Today U.S. airline workers rallied to protest the maiden Emirates airline flight into Newark, New Jersey from Athens, Greece. Supporters of the U.S aviation industry pointed to massive government subsidies by the United Arab Emirates and Qatar to their state-owned carriers – Emirates, Etihad Airways and Qatar Airways – as a gross violation of international agreements with our country and a threat to 1.2 million American jobs.
To date, Emirates, Etihad and Qatar Airways have received more than $50 billion in documented subsidies, putting U.S carriers at a competitive disadvantage. The newest Emirates flight will land Sunday night following the morning rally with United Airlines employees, labor leaders and elected officials at Newark Liberty International Airport’s Terminal C.
“It’s crystal clear that the U.S airlines and their employees are looking to President Trump to enforce our international agreements with the trade cheaters of the UAE and Qatar,” said Jill Zuckman, chief spokesperson for the Partnership for Open & Fair Skies. “We have 1.2 million quality American jobs that are being threatened by foreign government subsidies and we need President Trump’s help to protect these jobs.”

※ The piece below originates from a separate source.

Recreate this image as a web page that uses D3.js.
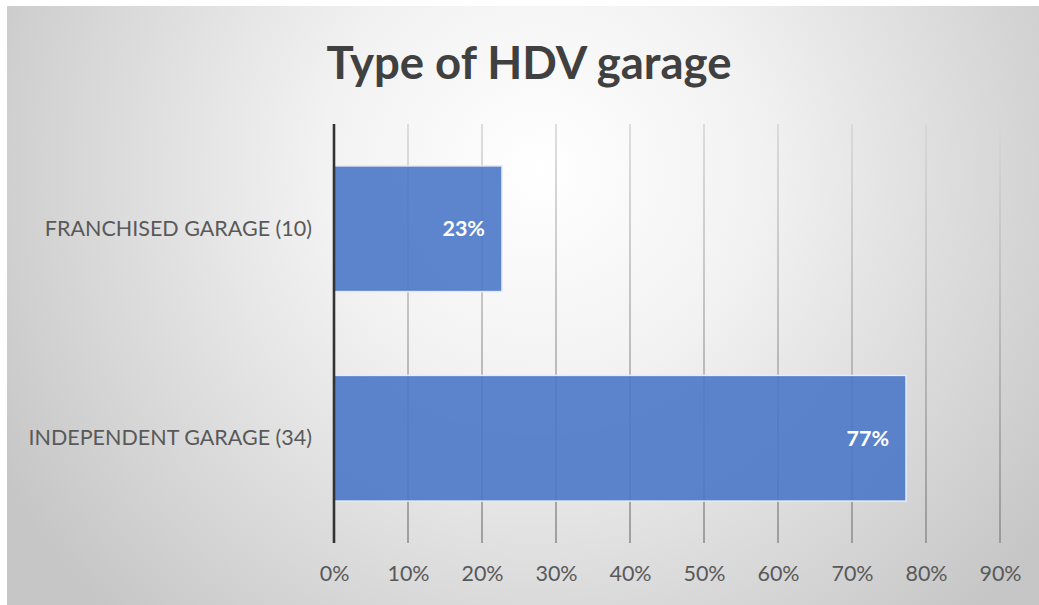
<!DOCTYPE html>
<html>
<head>
<meta charset="utf-8">
<script src="https://cdn.jsdelivr.net/npm/d3@7"></script>
<style>
  html, body { margin: 0; padding: 0; background: #ffffff; }
  svg { display: block; }
</style>
</head>
<body>
<script>
// Survey data: garage types among respondents (n = 44)
const categories = ["FRANCHISED GARAGE (10)", "INDEPENDENT GARAGE (34)"];
const shares = [0.227, 0.773];
const tickValues = [0, 0.1, 0.2, 0.3, 0.4, 0.5, 0.6, 0.7, 0.8, 0.9];
const chartTitle = "Type of HDV garage";

const W = 1039, H = 605;
const frame = { left: 7, top: 6 };
const plot = { left: 334, right: 1000, top: 124, bottom: 543 };

const svg = d3.select("body").append("svg")
  .attr("width", W).attr("height", H);

const defs = svg.append("defs");

// soft radial background
const bg = defs.append("radialGradient")
  .attr("id", "bgGrad")
  .attr("gradientUnits", "userSpaceOnUse")
  .attr("cx", 540).attr("cy", 170).attr("r", 620);
bg.append("stop").attr("offset", "0%").attr("stop-color", "#ffffff");
bg.append("stop").attr("offset", "35%").attr("stop-color", "#f2f2f2");
bg.append("stop").attr("offset", "100%").attr("stop-color", "#c6c6c6");

// gridlines darken towards the bottom of the plot
const gg = defs.append("linearGradient")
  .attr("id", "gridGrad")
  .attr("gradientUnits", "userSpaceOnUse")
  .attr("x1", 0).attr("y1", plot.top).attr("x2", 0).attr("y2", plot.bottom);
gg.append("stop").attr("offset", "0%").attr("stop-color", "#d6d6d6");
gg.append("stop").attr("offset", "100%").attr("stop-color", "#8e8e8e");

svg.append("rect")
  .attr("x", frame.left).attr("y", frame.top)
  .attr("width", W - frame.left).attr("height", H - frame.top)
  .attr("fill", "url(#bgGrad)");

const x = d3.scaleLinear().domain([0, 0.9]).range([plot.left, plot.right]);
const y = d3.scaleBand().domain(categories)
  .range([plot.top, plot.bottom])
  .paddingInner(0.4).paddingOuter(0.2);

const font = "Lato, 'Open Sans', sans-serif";

// vertical gridlines
svg.append("g")
  .selectAll("line")
  .data(tickValues.slice(1))
  .join("line")
  .attr("x1", d => x(d)).attr("x2", d => x(d))
  .attr("y1", plot.top).attr("y2", plot.bottom)
  .attr("stroke", "url(#gridGrad)")
  .attr("stroke-width", 1.6);

// bars
svg.append("g")
  .selectAll("rect")
  .data(categories)
  .join("rect")
  .attr("x", x(0))
  .attr("y", d => y(d))
  .attr("width", (d, i) => x(shares[i]) - x(0))
  .attr("height", y.bandwidth())
  .attr("fill", "#4a78c8")
  .attr("fill-opacity", 0.9)
  .attr("stroke", "#e4ecf8")
  .attr("stroke-width", 1.5);

// value labels inside bar ends
const pct = d3.format(".0%");
svg.append("g")
  .selectAll("text")
  .data(categories)
  .join("text")
  .attr("x", (d, i) => x(shares[i]) - 17)
  .attr("y", d => y(d) + y.bandwidth() / 2)
  .attr("dy", "0.36em")
  .attr("text-anchor", "end")
  .attr("font-family", font)
  .attr("font-weight", 700)
  .attr("font-size", 21.5)
  .attr("fill", "#ffffff")
  .text((d, i) => pct(shares[i]));

// category axis line
svg.append("line")
  .attr("x1", plot.left).attr("x2", plot.left)
  .attr("y1", plot.top).attr("y2", plot.bottom)
  .attr("stroke", "#333333")
  .attr("stroke-width", 2.6);

// category labels
const yAxis = svg.append("g")
  .attr("transform", `translate(${plot.left - 22},0)`)
  .call(d3.axisLeft(y).tickSize(0).tickPadding(0));
yAxis.select(".domain").remove();
yAxis.selectAll("text")
  .attr("font-family", font)
  .attr("font-size", 21.5)
  .attr("fill", "#595959");

// percentage axis labels
const xAxis = svg.append("g")
  .attr("transform", `translate(0,${plot.bottom + 23})`)
  .call(d3.axisBottom(x).tickValues(tickValues).tickFormat(d3.format(".0%")).tickSize(0).tickPadding(0));
xAxis.select(".domain").remove();
xAxis.selectAll("text")
  .attr("font-family", font)
  .attr("font-size", 21.5)
  .attr("fill", "#595959");

// title
svg.append("text")
  .attr("x", 529).attr("y", 79)
  .attr("text-anchor", "middle")
  .attr("font-family", font)
  .attr("font-weight", 700)
  .attr("font-size", 45.5)
  .attr("fill", "#404040")
  .text(chartTitle);
</script>
</body>
</html>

Twenty-five members of Congress from New Jersey and New York sent a letter to President Trump last week asking him to stop Emirates from flying between Athens and Newark and to enforce the United States’ Open Skies agreements with the UAE and Qatar. The letter stated, “Foreign governments that violate their agreements with the United States need to be held accountable.”
- U.S. carriers have offered as many as three non-stop flights per day on the Newark-Athens route at times of the year when demand can support non-stop service. The market to Athens is highly seasonal and in the winter months only about 100 passengers per day on average fly between the two cities each way – far too few to make a nonstop flight viable for a market-based airline. This indicates that a flight year round is not viable for a profit-driven airline.
- Every time a heavily subsidized Gulf carrier subsequently forces a U.S carrier off a route, 1,500 American jobs are lost.
- Gulf carriers to the United States do not bring new travelers; they take customers away from U.S carriers. When a Gulf carrier enters a new U.S. market, passenger bookings for international itineraries on U.S. carriers and their joint venture partners declined an average of 21.4% in Seattle, 14.3% in Washington, D.C., 13.3% in Orlando, 13.1% in San Francisco, 8.8% in Chicago, 10.8% in Boston and 7.6% in Dallas-Fort Worth.
- On another route between JFK and Milan, Emirates’ market share has risen to more than 28 percent since it entered that route in 2013. Fares on the route have declined sharply, according to U.S. data.